TASK BRIEF: Starting at the first line of the data, please print exactly those lines through the one that holds "99.5, 85, 72.3]", omitting every picture.
* * *
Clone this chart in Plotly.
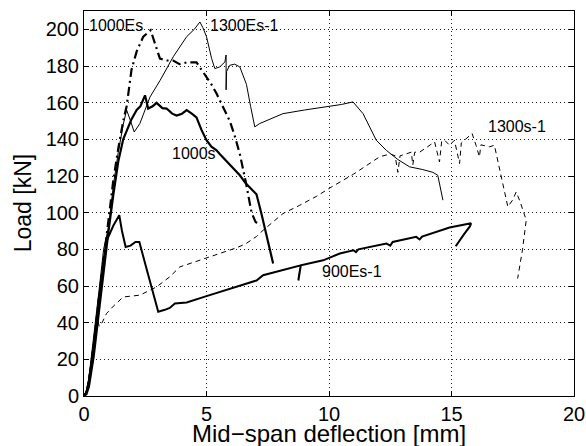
import plotly.graph_objects as go

# ---- data (deflection [mm], load [kN]) ----
es1000_x = [0, 0.1, 0.2, 0.4, 0.6, 0.8, 1.0, 1.2, 1.4, 1.6, 1.74, 1.94, 2.15, 2.28, 2.42, 2.72, 2.9, 3.1, 3.4, 3.64, 3.9, 4.2, 4.59, 4.8, 5.0, 5.2, 5.41, 5.7, 5.95, 6.15, 6.36, 6.6, 6.84, 7.0, 7.2]
es1000_y = [0, 2, 8, 28, 52, 75, 98, 118, 135, 150, 158, 178, 188, 192, 196, 199.5, 192, 184, 183, 183, 181, 182, 182, 178, 174, 170, 165, 157, 150, 142, 132, 117, 100, 95, 93]

s1000_x = [0, 0.1, 0.2, 0.4, 0.6, 0.8, 1.0, 1.2, 1.4, 1.6, 1.74, 1.94, 2.15, 2.3, 2.49, 2.62, 2.8, 2.96, 3.2, 3.37, 3.6, 3.78, 4.0, 4.19, 4.4, 4.59, 4.8, 5.0, 5.2, 5.41, 5.54, 5.9, 6.15, 6.36, 6.6, 7.04, 7.24, 7.5, 7.72]
s1000_y = [0, 1, 5, 22, 45, 68, 90, 110, 128, 140, 145, 151, 156, 158, 164, 156.8, 158, 159.9, 157, 156.8, 154, 153, 154, 155.9, 154, 152, 145, 139.5, 136, 134, 132, 127, 123, 120.4, 116, 110, 99.5, 85, 72.3]

es1300_x = [0, 0.1, 0.2, 0.4, 0.6, 0.8, 0.9, 1.0, 1.2, 1.4, 1.6, 1.74, 1.9, 2.05, 2.28, 2.69, 3.1, 3.64, 4.19, 4.5, 4.73, 4.85, 5.0, 5.21, 5.34, 5.54, 5.75, 5.8, 5.8, 5.82, 5.95, 6.15, 6.36, 6.63, 6.8, 6.97, 7.17, 8.12, 9.0, 9.9, 10.5, 10.98, 11.39, 11.93, 12.34, 12.81, 13.29, 13.83, 14.24, 14.44, 14.55, 14.65]
es1300_y = [0, 3, 10, 32, 56, 80, 86, 92, 115, 133, 148, 156, 150, 144, 148.6, 163, 172, 185, 196, 200, 204, 201, 196, 184, 178.6, 179.5, 182.2, 186, 167, 177, 180.4, 181, 179.5, 170, 158, 146.8, 148.6, 154, 156, 157.7, 159, 160.4, 154, 139.5, 134, 129, 125, 123.5, 122, 120.4, 113, 106.8]

s1300_x = [0, 0.1, 0.2, 0.4, 0.55, 0.62, 0.72, 0.92, 1.2, 1.6, 2.28, 2.96, 3.5, 3.91, 4.5, 5.0, 5.6, 6.22, 6.6, 7.04, 7.31, 8.12, 8.8, 9.5, 10.1, 11.0, 12.07, 12.5, 12.7, 12.81, 12.9, 13.36, 13.42, 13.5, 13.7, 14.31, 14.51, 14.6, 14.72, 14.92, 15.12, 15.33, 15.4, 15.53, 15.84, 16.0, 16.14, 16.2, 16.28, 16.55, 16.75, 17.0, 17.3, 17.5, 17.64, 17.8, 18.05, 17.9, 17.7]
s1300_y = [0, 3, 10, 30, 42, 38, 39.5, 45, 49, 54, 55, 59.5, 65, 70.4, 73, 75.5, 78, 80.8, 83, 87, 90.4, 99.5, 104, 109, 114, 121, 130.5, 132, 131, 122, 131, 133, 126, 133, 133, 138.6, 127.7, 139, 139.5, 136.8, 139.5, 126.8, 138, 139.5, 143.2, 136.8, 130.4, 137, 136.8, 135.9, 136.8, 122, 103.2, 107, 111.3, 106, 95.9, 80, 64.1]

es900_x = [0, 0.1, 0.2, 0.4, 0.6, 0.8, 0.9, 1.0, 1.2, 1.44, 1.55, 1.7, 1.9, 2.1, 2.26, 2.5, 2.8, 3.03, 3.3, 3.5, 3.71, 4.19, 5.0, 5.95, 7.04, 7.31, 8.4, 8.85, 8.78, 8.75, 8.78, 8.85, 9.76, 10.44, 11.0, 11.1, 11.2, 12.34, 12.5, 12.6, 13.56, 13.7, 13.8, 14.92, 15.8, 15.75, 15.5, 15.17]
es900_y = [0, 2, 8, 28, 52, 74, 84, 87, 93, 98.6, 90, 81.3, 82, 84, 84, 72, 58, 46, 47, 48, 50.5, 51, 54.5, 58.6, 63, 65.9, 69.5, 71.3, 66, 63, 66, 71.3, 74, 77.7, 79.5, 78.5, 80, 83.2, 82, 84, 86.8, 85.4, 87, 91.9, 94.2, 92.5, 88, 81.7]

labels = ["1000Es", "1300Es-1", "1000s", "900Es-1", "1300s-1"]
label_x = [0.12, 5.07, 3.51, 9.65, 16.39]
label_y = [202.2, 202.0, 132.3, 67.7, 146.8]

x_ticks = [0, 5, 10, 15, 20]
y_ticks = list(range(0, 201, 20))

FONT = "Liberation Sans, Arial, Helvetica, sans-serif"

fig = go.Figure()
fig.add_trace(go.Scatter(x=s1300_x, y=s1300_y, mode="lines",
                         line=dict(color="black", width=1, dash="5px,4px")))
fig.add_trace(go.Scatter(x=es1300_x, y=es1300_y, mode="lines",
                         line=dict(color="black", width=1)))
fig.add_trace(go.Scatter(x=es1000_x, y=es1000_y, mode="lines",
                         line=dict(color="black", width=2.2, dash="9px,4px,2px,4px")))
fig.add_trace(go.Scatter(x=s1000_x, y=s1000_y, mode="lines",
                         line=dict(color="black", width=2.2)))
fig.add_trace(go.Scatter(x=es900_x, y=es900_y, mode="lines",
                         line=dict(color="black", width=2)))

for t, lx, ly in zip(labels, label_x, label_y):
    fig.add_annotation(x=lx, y=ly, text=t, showarrow=False, xanchor="left",
                       yanchor="middle", font=dict(family=FONT, size=16, color="black"))

# axis titles placed as paper annotations
fig.add_annotation(x=0.5, xref="paper", y=-0.097, yref="paper",
                   text="Mid\u2212span deflection [mm]", showarrow=False,
                   xanchor="center", yanchor="middle",
                   font=dict(family=FONT, size=24, color="black"))
fig.add_annotation(x=-0.125, xref="paper", y=0.5, yref="paper",
                   text="Load [kN]", showarrow=False, textangle=-90,
                   xanchor="center", yanchor="middle",
                   font=dict(family=FONT, size=23, color="black"))

axis_common = dict(showline=True, linecolor="black", linewidth=1, mirror="ticks",
                   ticks="inside", ticklen=5, tickcolor="black", automargin=False,
                   showgrid=True, gridcolor="#222", griddash="1px,3px", gridwidth=1,
                   zeroline=False, tickfont=dict(family=FONT, size=20, color="black"))

fig.update_xaxes(range=[0, 20], tickvals=x_ticks, **axis_common)
fig.update_yaxes(range=[0, 210], tickvals=y_ticks, **axis_common)

fig.update_layout(width=586, height=446, showlegend=False,
                  plot_bgcolor="white", paper_bgcolor="white",
                  margin=dict(l=84, r=12, t=11, b=50))

fig.write_html("out.html", config={"displayModeBar": False},
               post_script="document.body.style.margin='0px';document.body.style.overflow='hidden';")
* * *
REPLY TO THE TASK:
Clone this chart in Plotly.
import plotly.graph_objects as go

# ---- data (deflection [mm], load [kN]) ----
es1000_x = [0, 0.1, 0.2, 0.4, 0.6, 0.8, 1.0, 1.2, 1.4, 1.6, 1.74, 1.94, 2.15, 2.28, 2.42, 2.72, 2.9, 3.1, 3.4, 3.64, 3.9, 4.2, 4.59, 4.8, 5.0, 5.2, 5.41, 5.7, 5.95, 6.15, 6.36, 6.6, 6.84, 7.0, 7.2]
es1000_y = [0, 2, 8, 28, 52, 75, 98, 118, 135, 150, 158, 178, 188, 192, 196, 199.5, 192, 184, 183, 183, 181, 182, 182, 178, 174, 170, 165, 157, 150, 142, 132, 117, 100, 95, 93]

s1000_x = [0, 0.1, 0.2, 0.4, 0.6, 0.8, 1.0, 1.2, 1.4, 1.6, 1.74, 1.94, 2.15, 2.3, 2.49, 2.62, 2.8, 2.96, 3.2, 3.37, 3.6, 3.78, 4.0, 4.19, 4.4, 4.59, 4.8, 5.0, 5.2, 5.41, 5.54, 5.9, 6.15, 6.36, 6.6, 7.04, 7.24, 7.5, 7.72]
s1000_y = [0, 1, 5, 22, 45, 68, 90, 110, 128, 140, 145, 151, 156, 158, 164, 156.8, 158, 159.9, 157, 156.8, 154, 153, 154, 155.9, 154, 152, 145, 139.5, 136, 134, 132, 127, 123, 120.4, 116, 110, 99.5, 85, 72.3]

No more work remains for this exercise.